How Many Seeds Are Dangerous

Far fewer than most people assume. The European Food Safety Authority determined that eating more than three small raw apricot kernels in a single sitting can exceed safe cyanide exposure levels. Less than half of one large kernel can push you over the limit. For toddlers, even a single small kernel poses a risk. The safe threshold is set at 20 micrograms of cyanide per kilogram of body weight for a one-time exposure, which translates to an extremely small amount of actual seed.

This matters because online wellness communities sometimes recommend eating 10, 20, or more kernels per day. Those doses are well into the range that causes poisoning.

Signs of Cyanide Poisoning

Symptoms can appear quickly after eating apricot seeds. Mild to moderate poisoning causes nausea, headaches, dizziness, weakness, difficulty breathing, thirst, and a bluish tint to the skin or lips. You might also experience fever, lethargy, nervousness, insomnia, and joint or muscle pain. Blood pressure can drop noticeably.

Severe poisoning escalates to confusion, seizures, coma, cardiovascular collapse, and death. Long-term consumption at lower levels carries its own risks, including nerve damage that can impair eyesight, cause deafness, destroy balance, and produce lasting sensory or motor problems. These chronic effects stem from ongoing low-grade cyanide exposure that damages the nervous system over time.

Current Regulatory Status

Laetrile is banned in the United States. The FDA does not approve amygdalin for any medical use. In May 2024, the FDA issued a safety alert about specific apricot seed products after lab analysis found dangerously high amygdalin levels. The manufacturer declined to voluntarily recall the products even after the FDA shared its risk findings, prompting the agency to go public with its warning directly to consumers.

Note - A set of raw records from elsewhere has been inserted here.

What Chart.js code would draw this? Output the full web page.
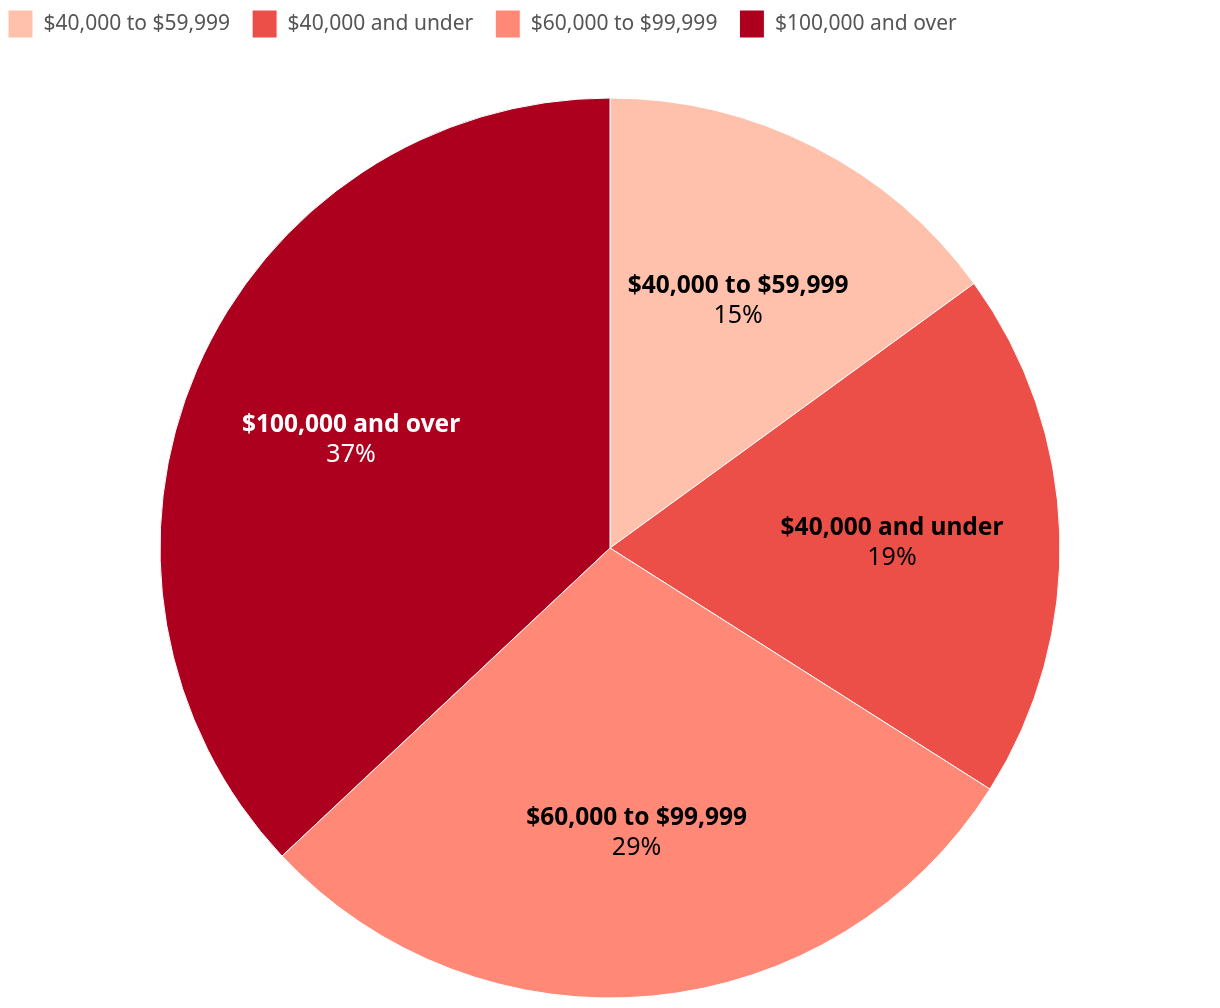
<!DOCTYPE html>
<html>
<head>
<meta charset="utf-8">
<script src="https://cdn.jsdelivr.net/npm/chart.js@4.4.1/dist/chart.umd.min.js"></script>
<style>
  html, body { margin: 0; padding: 0; background: #fff; height: 1008px; overflow: hidden; }
  /* a bit taller than the window so the pie sits lower, like the original */
  .chart-box { width: 1220px; height: 1048px; position: relative; }
</style>
</head>
<body>
<div class="chart-box"><canvas id="pie"></canvas></div>
<script>
const categories = ["$40,000 to $59,999", "$40,000 and under", "$60,000 to $99,999", "$100,000 and over"];
const shares = [15, 19, 29, 37];
const sliceColors = ["#FFC1AB", "#EB4F47", "#FF8877", "#AD001E"];
const labelColors = ["#000", "#000", "#000", "#fff"];

const fontFamily = "'Noto Sans', sans-serif";

// draws the name + percent inside each slice
const sliceLabels = {
  id: "sliceLabels",
  afterDatasetsDraw(chart) {
    const ctx = chart.ctx;
    const meta = chart.getDatasetMeta(0);
    meta.data.forEach((arc, i) => {
      const mid = (arc.startAngle + arc.endAngle) / 2;
      const r = arc.outerRadius * 0.627;
      const x = arc.x + Math.cos(mid) * r;
      const y = arc.y + Math.sin(mid) * r;
      ctx.save();
      ctx.textAlign = "center";
      ctx.textBaseline = "middle";
      ctx.fillStyle = labelColors[i];
      ctx.font = "bold 24.5px " + fontFamily;
      ctx.fillText(categories[i], x, y - 11);
      ctx.font = "25px " + fontFamily;
      ctx.fillText(shares[i] + "%", x, y + 19);
      ctx.restore();
    });
  }
};

new Chart(document.getElementById("pie"), {
  type: "pie",
  data: {
    labels: categories,
    datasets: [{
      data: shares,
      backgroundColor: sliceColors,
      borderColor: "#fff",
      borderWidth: 1,
      radius: 450
    }]
  },
  options: {
    responsive: true,
    maintainAspectRatio: false,
    animation: false,
    layout: { padding: { left: -14, right: -14, top: -12, bottom: 0 } },
    plugins: {
      tooltip: { enabled: false },
      legend: {
        position: "top",
        align: "start",
        labels: {
          boxWidth: 25,
          boxHeight: 28,
          padding: 22,
          color: "#555",
          font: { family: fontFamily, size: 21 }
        }
      }
    }
  },
  plugins: [sliceLabels]
});
</script>
</body>
</html>
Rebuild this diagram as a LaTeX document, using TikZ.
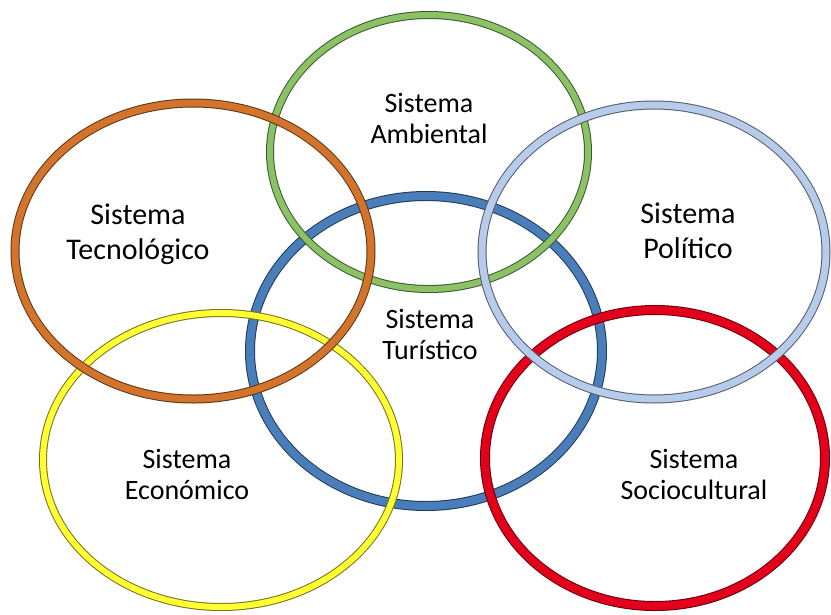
\documentclass[tikz,border=0pt]{standalone}
\usepackage{fontspec}
\setmainfont{Carlito}
\definecolor{turistico}{HTML}{4A7EBB}
\definecolor{ambiental}{HTML}{8CC266}
\definecolor{tecnologico}{HTML}{D2742C}
\definecolor{politico}{HTML}{B7CCEA}
\definecolor{economico}{HTML}{FFFF33}
\definecolor{sociocultural}{HTML}{E2001A}
\begin{document}
\begin{tikzpicture}[x=1pt,y=-1pt,
  ring/.style={draw=#1!45!black, line width=1pt, double=#1},
  sistema/.style={align=center, inner sep=0pt, font=\fontsize{28}{31}\selectfont},
  grande/.style={font=\fontsize{30}{35}\selectfont}]
  \useasboundingbox (0,0) rectangle (831,614);

  \draw[ring=turistico, double distance=8pt] (426,351) ellipse [x radius=176pt, y radius=155pt];
  \draw[ring=ambiental, double distance=6pt] (429,152) ellipse [x radius=159pt, y radius=137pt];
  \draw[ring=economico, double distance=6pt] (221,460) ellipse [x radius=178pt, y radius=147pt];
  \draw[ring=tecnologico, double distance=7pt] (193,251) ellipse [x radius=178pt, y radius=148pt];
  \draw[ring=sociocultural, double distance=8pt] (655,458) ellipse [x radius=170pt, y radius=148pt];
  \draw[ring=politico, double distance=7pt] (654,252) ellipse [x radius=172pt, y radius=147pt];

  \node[sistema] (ambiental) at (429,118) {Sistema\\Ambiental};
  \node[sistema,grande] (tecnologico) at (138,234) {Sistema\\Tecnológico};
  \node[sistema,grande] (politico) at (688,231) {Sistema\\Político};
  \node[sistema] (turistico) at (430,334) {Sistema\\Turístico};
  \node[sistema] (economico) at (187,474) {Sistema\\Económico};
  \node[sistema] (sociocultural) at (694,474) {Sistema\\Sociocultural};

\end{tikzpicture}
\end{document}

In Europe, EFSA has assessed the cyanide risk from raw apricot kernels and provided its findings to regulators across EU member states. Several countries have set limits on how much amygdalin commercially sold kernels can contain, or have required warning labels. Australia and New Zealand have banned the sale of raw apricot kernels altogether.

The Bottom Line on Apricot Seeds

The gap between what’s claimed and what’s proven is stark. Apricot seeds have no demonstrated anticancer activity in humans. Their traditional medicinal uses for coughs and constipation remain unverified by modern clinical trials. The one thing the science is clear about is the risk: amygdalin reliably converts to cyanide in your body, and the margin between “a few seeds” and a toxic dose is alarmingly thin. The popularity of apricot seeds as a health food is driven almost entirely by a hypothesis about cancer that has failed every time it’s been tested.